Indonesia, the world’s largest thermal coal exporter and the 10th biggest carbon emitter in the world, had pledged to achieve net zero emissions by 2060. To attain this goal, the long-awaited carbon tax has been considered as a key tool and financial incentive to promote emission reduction.
Yet, the country announced the deferral of the tax in April due to Russia-Ukraine conflict and US Federal Reserve monetary policy changes which had put pressure on inflation in many countries around the world.
“Considering global economic conditions that have not been conducive, and we are also continuing to develop our carbon market plan,” said Febrio Kacaribu, “the government is considering revisiting the implementation of the carbon price this July.”
He noted that Indonesia, the 2022 G20 host country, will still start to charge a carbon tax on greenhouse gas emissions from coal-fired power plants this year, and that this will be highlighted as a strategic strategy at the summit.
CERAH, a local clean energy research tank, argued that the carbon price should be implemented as soon as possible to create revenue to finance green energy development.
By implementing a carbon tax, the state income can be diverted towards renewable energy which has been shown to stimulate economic recovery after the pandemic in other countries, said CERAH researcher Mahawira Dillon.

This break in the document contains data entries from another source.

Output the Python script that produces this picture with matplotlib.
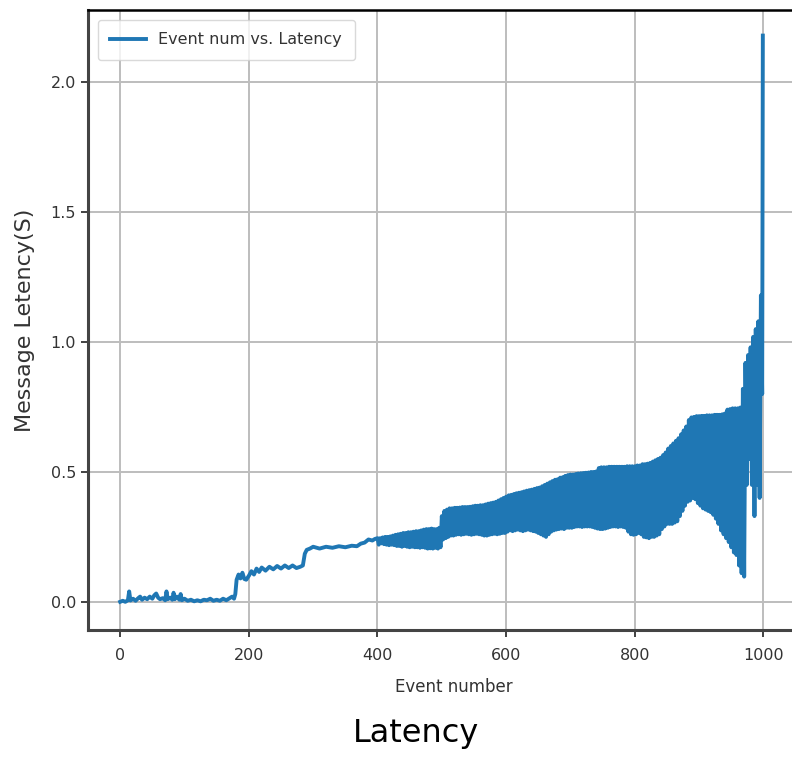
import matplotlib
matplotlib.use("Agg")
import matplotlib.pyplot as plt

# --- data ---
# start of the run: single noisy trace
early_events = [0, 4, 8, 12, 14, 16, 20, 24, 28, 31, 34, 38, 42, 46, 50, 53,
                56, 59, 62, 66, 70, 72, 74, 78, 81, 83, 85, 88, 92, 94, 96, 100,
                105, 110, 115, 120, 125, 130, 135, 140, 145, 150, 155, 160, 165, 170,
                174, 177, 179, 181, 184, 187, 190, 193, 196, 200, 204, 208, 212, 216,
                220, 226, 232, 238, 244, 250, 256, 262, 268, 274, 280, 284, 287, 290,
                295, 300, 310, 320, 330, 340, 350, 360, 368, 374, 380, 386, 392, 396]
early_latency = [0.0, 0.004, 0.0, 0.006, 0.04, 0.005, 0.012, 0.004, 0.014, 0.02, 0.008, 0.016, 0.01, 0.02, 0.012, 0.025,
                 0.032, 0.016, 0.01, 0.014, 0.006, 0.04, 0.01, 0.016, 0.008, 0.035, 0.01, 0.02, 0.008, 0.03, 0.006, 0.012,
                 0.004, 0.008, 0.002, 0.006, 0.002, 0.008, 0.006, 0.012, 0.004, 0.008, 0.004, 0.012, 0.006, 0.014,
                 0.02, 0.012, 0.03, 0.085, 0.105, 0.09, 0.112, 0.088, 0.085, 0.1, 0.118, 0.105, 0.128, 0.115,
                 0.132, 0.12, 0.135, 0.125, 0.138, 0.128, 0.14, 0.13, 0.14, 0.13, 0.135, 0.14, 0.185, 0.2,
                 0.205, 0.212, 0.205, 0.212, 0.208, 0.214, 0.21, 0.216, 0.214, 0.224, 0.228, 0.24, 0.236, 0.242]

# later part: latency swings between a high and a low value every other event
band_events = list(range(400, 997, 4))
band_high = [0.245, 0.245, 0.248, 0.25, 0.25, 0.252, 0.255, 0.258, 0.26, 0.262, 0.265, 0.265, 0.268, 0.268, 0.27, 0.272, 0.272, 0.275, 0.278, 0.28, 0.28, 0.282, 0.28, 0.28, 0.285,
             0.33, 0.35, 0.355, 0.36, 0.36, 0.362, 0.362, 0.363, 0.365, 0.365, 0.365, 0.366, 0.368, 0.37, 0.37, 0.372, 0.372, 0.375, 0.378, 0.38, 0.382, 0.385, 0.39, 0.395, 0.40,
             0.405, 0.41, 0.412, 0.415, 0.418, 0.42, 0.422, 0.425, 0.428, 0.43, 0.432, 0.435, 0.438, 0.44, 0.445, 0.45, 0.455, 0.46, 0.465, 0.47, 0.472, 0.478, 0.48, 0.485, 0.488,
             0.49, 0.49, 0.492, 0.494, 0.495, 0.496, 0.497, 0.498, 0.50, 0.50, 0.502, 0.515, 0.518, 0.518, 0.518, 0.52, 0.52, 0.52, 0.52, 0.52, 0.52, 0.52, 0.522, 0.522, 0.522,
             0.522, 0.525, 0.525, 0.53, 0.53, 0.532, 0.535, 0.54, 0.545, 0.55, 0.555, 0.565, 0.575, 0.59, 0.60, 0.61, 0.62, 0.63, 0.645, 0.66, 0.675, 0.70, 0.71, 0.712, 0.715,
             0.715, 0.716, 0.716, 0.718, 0.718, 0.718, 0.72, 0.72, 0.72, 0.722, 0.725, 0.74, 0.742, 0.745, 0.745, 0.745, 0.748, 0.82, 0.92, 0.95, 0.98, 1.02, 1.05, 1.08, 1.18]
band_low = [0.22, 0.225, 0.222, 0.22, 0.218, 0.22, 0.218, 0.215, 0.215, 0.212, 0.215, 0.212, 0.21, 0.212, 0.21, 0.21, 0.208, 0.21, 0.208, 0.205, 0.206, 0.205, 0.208, 0.205, 0.21,
            0.24, 0.245, 0.25, 0.255, 0.255, 0.258, 0.26, 0.258, 0.26, 0.262, 0.26, 0.258, 0.26, 0.262, 0.26, 0.258, 0.255, 0.255, 0.258, 0.26, 0.262, 0.26, 0.262, 0.265, 0.265,
            0.27, 0.275, 0.272, 0.275, 0.278, 0.275, 0.272, 0.275, 0.278, 0.275, 0.272, 0.27, 0.265, 0.26, 0.255, 0.25, 0.26, 0.27, 0.275, 0.278, 0.28, 0.282, 0.28, 0.285, 0.285,
            0.285, 0.288, 0.29, 0.29, 0.288, 0.29, 0.29, 0.29, 0.288, 0.285, 0.282, 0.28, 0.28, 0.282, 0.285, 0.288, 0.29, 0.29, 0.288, 0.29, 0.288, 0.285, 0.27, 0.26, 0.258,
            0.26, 0.265, 0.26, 0.25, 0.248, 0.245, 0.25, 0.25, 0.255, 0.26, 0.28, 0.29, 0.30, 0.30, 0.30, 0.305, 0.31, 0.33, 0.35, 0.37, 0.385, 0.39, 0.40, 0.395, 0.38,
            0.37, 0.36, 0.355, 0.35, 0.345, 0.335, 0.32, 0.30, 0.275, 0.26, 0.245, 0.23, 0.21, 0.19, 0.18, 0.14, 0.11, 0.097, 0.45, 0.55, 0.45, 0.33, 0.45, 0.40, 0.80]

# final spike
tail_events = [999]
tail_latency = [2.18]

# --- assemble the trace ---
xs = list(early_events)
ys = list(early_latency)
for e, hi, lo in zip(band_events, band_high, band_low):
    xs += [e, e + 2]
    ys += [hi, lo]
xs += tail_events
ys += tail_latency

fig = plt.figure(figsize=(7.92, 7.57), dpi=100)
ax = fig.add_axes([88 / 792, 1 - 630 / 757, 707 / 792, 620 / 757])

ax.plot(xs, ys, color='#1f77b4', lw=2.8, label='Event num vs. Latency')

ax.set_xlim(-50, 1049)
ax.set_ylim(-0.1085, 2.2785)
ax.set_xticks([0, 200, 400, 600, 800, 1000])
ax.set_yticks([0.0, 0.5, 1.0, 1.5, 2.0])
ax.grid(True, color='#bdbdbd', lw=1.4)
ax.set_axisbelow(True)

ax.tick_params(labelsize=11.5, length=5, width=1.3, color='#333333', labelcolor='#333333')
ax.tick_params(axis='x', pad=8)
for side in ['left', 'bottom']:
    ax.spines[side].set_linewidth(2.2)
    ax.spines[side].set_color('#444444')
ax.spines['top'].set_linewidth(1.8)
ax.spines['top'].set_color('black')

ax.set_xlabel('Event number', fontsize=12, color='#333333')
ax.xaxis.set_label_coords(0.518, -0.078)
ax.set_ylabel('Message Letency(S)', fontsize=16, color='#333333')
ax.yaxis.set_label_coords(-0.075, 0.5)

leg = ax.legend(loc='upper left', fontsize=11.5, frameon=True, fancybox=True,
                borderaxespad=0.6, borderpad=0.8, handlelength=2.2)
leg.get_frame().set_edgecolor('#d0d0d0')
for t in leg.get_texts():
    t.set_color('#333333')

fig.text(0.525, 1 - 742 / 757, 'Latency', ha='center', va='baseline',
         fontsize=23, family=['DejaVu Sans'], color='black')

fig.savefig('out.png', dpi=100)
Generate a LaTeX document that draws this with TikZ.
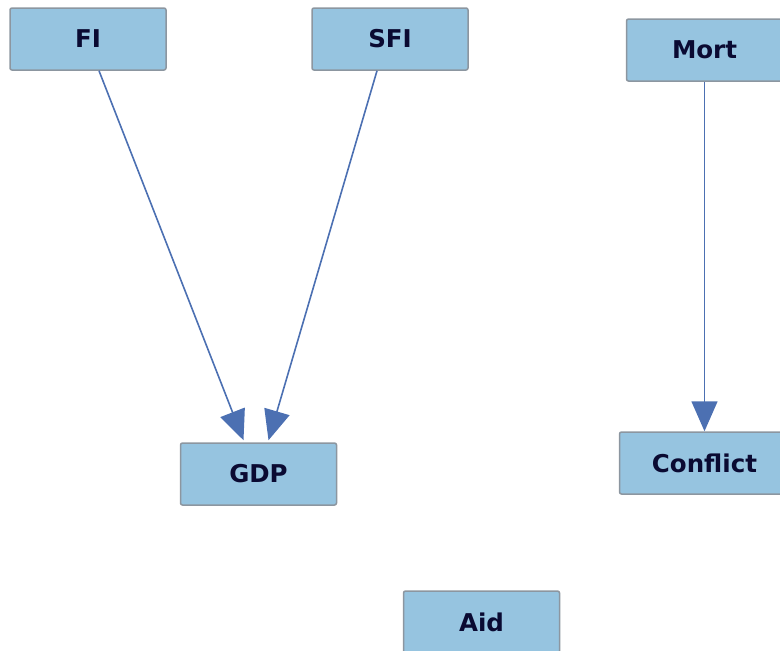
\documentclass[tikz,border=0pt]{standalone}
\usepackage{fontspec}
\setmainfont{DejaVu Sans}
\definecolor{boxfill}{RGB}{150, 196, 224}
\definecolor{boxline}{RGB}{140, 150, 160}
\definecolor{arrowblue}{RGB}{76, 112, 178}
\definecolor{textnavy}{RGB}{10, 10, 50}
\usetikzlibrary{
  arrows.meta,
  positioning,
}
\tikzset{
  >={Triangle[width=26pt,length=30pt]},
}

\begin{document}
\begin{tikzpicture}[x=1pt,y=-1pt,
    varbox/.style={draw=boxline,line width=1.5pt,rounded corners=2pt,fill=boxfill,
      rectangle,minimum width=156pt,minimum height=62pt,inner sep=0pt,
      font=\fontsize{24.5}{28}\selectfont\bfseries,text=textnavy},
    link/.style={->,draw=arrowblue,fill=arrowblue,line width=1.6pt}]
      \useasboundingbox (0,0) rectangle (780,651);
      \clip (0,0) rectangle (780,651);
      % top row
      \node[varbox]    (fi)    at (88,39)    {FI};
      \node[varbox]    (sfi)   at (390,39)   {SFI};
      \node[varbox]    (mort)  at (704.5,50)   {Mort};
      % middle row
      \node[varbox]    (gdp)   at (258.5,474) {GDP};
      \node[varbox,minimum width=170pt]    (conflict) at (704.5,463) {Conflict};
      % bottom
      \node[varbox]    (aid)   at (481.5,622) {Aid};

      \draw[link] ([xshift=11pt]fi.south) -- ([xshift=-15pt,yshift=2pt]gdp.north);
      \draw[link] ([xshift=-13pt]sfi.south) -- ([xshift=10pt,yshift=2pt]gdp.north);
      \draw[link] (mort.south) -- (conflict.north);
    \end{tikzpicture}
\end{document}
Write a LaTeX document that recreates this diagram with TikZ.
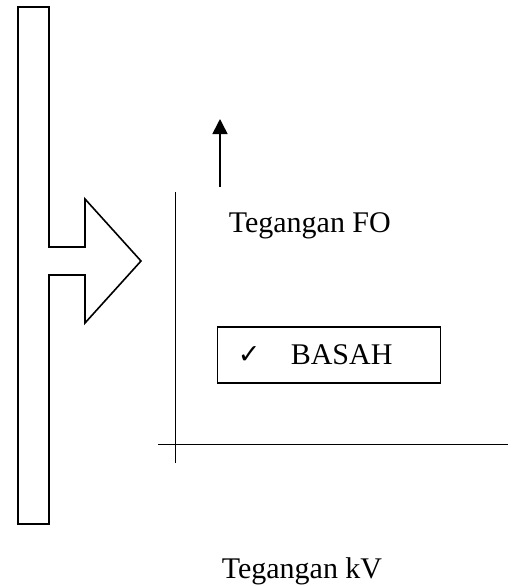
\documentclass[tikz,border=0pt]{standalone}
\usepackage{fontspec}
\setmainfont{Liberation Serif}
\newfontfamily\symfont{DejaVu Sans}
\usetikzlibrary{arrows.meta}
\begin{document}
\begin{tikzpicture}[x=1pt,y=-1pt,line width=1.6pt,
  lbl/.style={font=\fontsize{30}{34}\selectfont,inner sep=0pt,anchor=base west},
  axis/.style={line width=1.9pt},
  ptr/.style={line width=1.6pt,-{Triangle[length=15pt,width=15pt]}}]
\useasboundingbox (0,0) rectangle (515,586);
% big block arrow
\draw[line join=miter] (18,7) -- (49,7) -- (49,247) -- (85,247) -- (85,199)
  -- (141,261) -- (85,323) -- (85,275) -- (49,275) -- (49,524) -- (18,524) -- cycle;
% small upward arrow
\coordinate (arrB) at (220,187);
\coordinate (arrT) at (220,119);
\draw[ptr] (arrB) -- (arrT);
% axes
\coordinate (yB) at (175.5,463);
\coordinate (yT) at (175.5,192);
\coordinate (xL) at (158,444.5);
\coordinate (xR) at (508,444.5);
\draw[axis] (yB) -- (yT);
\draw[axis] (xL) -- (xR);
% labels
\node[lbl] (fo) at (228,232) {Tegangan FO};
\node[draw,line width=1.6pt,minimum width=223pt,minimum height=56pt,inner sep=0pt] (box) at (329,355) {};
\node[anchor=base west,inner sep=0pt,font=\symfont\bfseries\fontsize{27}{27}\selectfont] (chk) at (237,363) {✓};
\node[lbl] (basah) at (290,364) {BASAH};
\node[lbl] (kv) at (221,578) {Tegangan kV};
\end{tikzpicture}
\end{document}
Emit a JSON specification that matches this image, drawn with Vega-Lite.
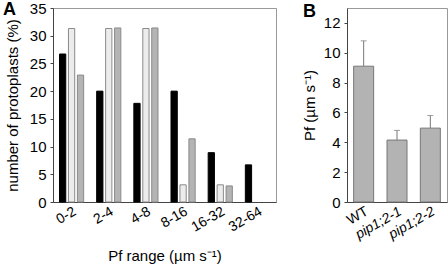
{
  "$schema": "https://vega.github.io/schema/vega-lite/v6.json",
  "padding": {"left": 2, "top": 0, "right": 2, "bottom": 0},
  "bounds": "flush",
  "spacing": 71,
  "config": {
    "font": "Liberation Sans",
    "view": {"stroke": "#999", "strokeWidth": 1},
    "axis": {"labelFont": "Liberation Sans", "titleFont": "Liberation Sans", "labelFontSize": 15, "titleFontSize": 15, "titleFontWeight": "normal", "labelColor": "#000", "titleColor": "#000", "domainColor": "#444", "tickColor": "#444", "grid": false, "labelOverlap": false},
    "title": {"font": "Liberation Sans", "fontSize": 18, "fontWeight": "bold", "anchor": "start", "frame": "group", "color": "#000"}
  },
  "hconcat": [
    {
      "title": {"text": "A", "dx": -50, "offset": -18},
      "width": 223,
      "height": 194,
      "data": {"values": [
        {"range": "0-2", "series": "s1", "pct": 26.7},
        {"range": "0-2", "series": "s2", "pct": 31.3},
        {"range": "0-2", "series": "s3", "pct": 22.9},
        {"range": "2-4", "series": "s1", "pct": 20.0},
        {"range": "2-4", "series": "s2", "pct": 31.3},
        {"range": "2-4", "series": "s3", "pct": 31.4},
        {"range": "4-8", "series": "s1", "pct": 17.8},
        {"range": "4-8", "series": "s2", "pct": 31.3},
        {"range": "4-8", "series": "s3", "pct": 31.4},
        {"range": "8-16", "series": "s1", "pct": 20.0},
        {"range": "8-16", "series": "s2", "pct": 3.1},
        {"range": "8-16", "series": "s3", "pct": 11.4},
        {"range": "16-32", "series": "s1", "pct": 8.9},
        {"range": "16-32", "series": "s2", "pct": 3.1},
        {"range": "16-32", "series": "s3", "pct": 2.9},
        {"range": "32-64", "series": "s1", "pct": 6.7}
      ]},
      "mark": {"type": "bar", "strokeWidth": 1},
      "encoding": {
        "x": {"field": "range", "type": "nominal", "sort": ["0-2", "2-4", "4-8", "8-16", "16-32", "32-64"],
          "scale": {"paddingInner": 0.35, "paddingOuter": 0.175},
          "axis": {"title": "Pf range (µm s⁻¹)", "labelAngle": -30, "labelFontSize": 14, "ticks": false, "labelPadding": 2, "titlePadding": 14}},
        "xOffset": {"field": "series", "type": "nominal", "scale": {"domain": ["s1", "s2", "s3"], "paddingInner": 0.3, "paddingOuter": 0}},
        "y": {"field": "pct", "type": "quantitative", "scale": {"domain": [0, 35], "nice": false},
          "axis": {"title": "number of protoplasts (%)", "values": [0, 5, 10, 15, 20, 25, 30, 35], "tickSize": 3, "labelPadding": 4, "titlePadding": 9}},
        "fill": {"field": "series", "type": "nominal", "scale": {"domain": ["s1", "s2", "s3"], "range": ["#000000", "#ececec", "#b4b4b4"]}, "legend": null},
        "stroke": {"field": "series", "type": "nominal", "scale": {"domain": ["s1", "s2", "s3"], "range": ["#000000", "#8a8a8a", "#8a8a8a"]}, "legend": null}
      }
    },
    {
      "title": {"text": "B", "dx": -44, "offset": -13},
      "width": 100,
      "height": 194,
      "data": {"values": [
        {"g": "WT", "m": 9.1, "hi": 10.8},
        {"g": "pip1;2-1", "m": 4.15, "hi": 4.8},
        {"g": "pip1;2-2", "m": 4.95, "hi": 5.8}
      ]},
      "encoding": {
        "x": {"field": "g", "type": "nominal", "sort": null,
          "scale": {"paddingInner": 0.4, "paddingOuter": 0.2},
          "axis": {"title": null, "labelAngle": -30, "labelFontSize": 14, "ticks": false, "labelPadding": 2,
            "labelFontStyle": {"condition": {"test": "datum.value == 'WT'", "value": "normal"}, "value": "italic"}}},
        "y": {"field": "m", "type": "quantitative", "scale": {"domain": [0, 13], "nice": false},
          "axis": {"title": "Pf (µm s⁻¹)", "values": [0, 2, 4, 6, 8, 10, 12], "tickSize": 3, "labelPadding": 4, "titlePadding": 6}}
      },
      "layer": [
        {"mark": {"type": "rule", "color": "#777", "strokeWidth": 1},
          "encoding": {"y2": {"field": "hi"}}},
        {"mark": {"type": "tick", "color": "#777", "size": 6, "thickness": 1},
          "encoding": {"y": {"field": "hi", "type": "quantitative"}}},
        {"mark": {"type": "bar", "fill": "#b3b3b3", "stroke": "#777", "strokeWidth": 1}}
      ]
    }
  ]
}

Environmentalists have also criticized Indonesian authorities for proposing a carbon tax at 30,000 rupiah (US$2.02) per tonne of carbon dioxide equivalent, claiming that the rate will be too low to discourage the use of coal for power generation.
According to government officials, the rate would be kept low at first due to worries about the cost of power but will be raised to reflect market rates for carbon if such trading is established.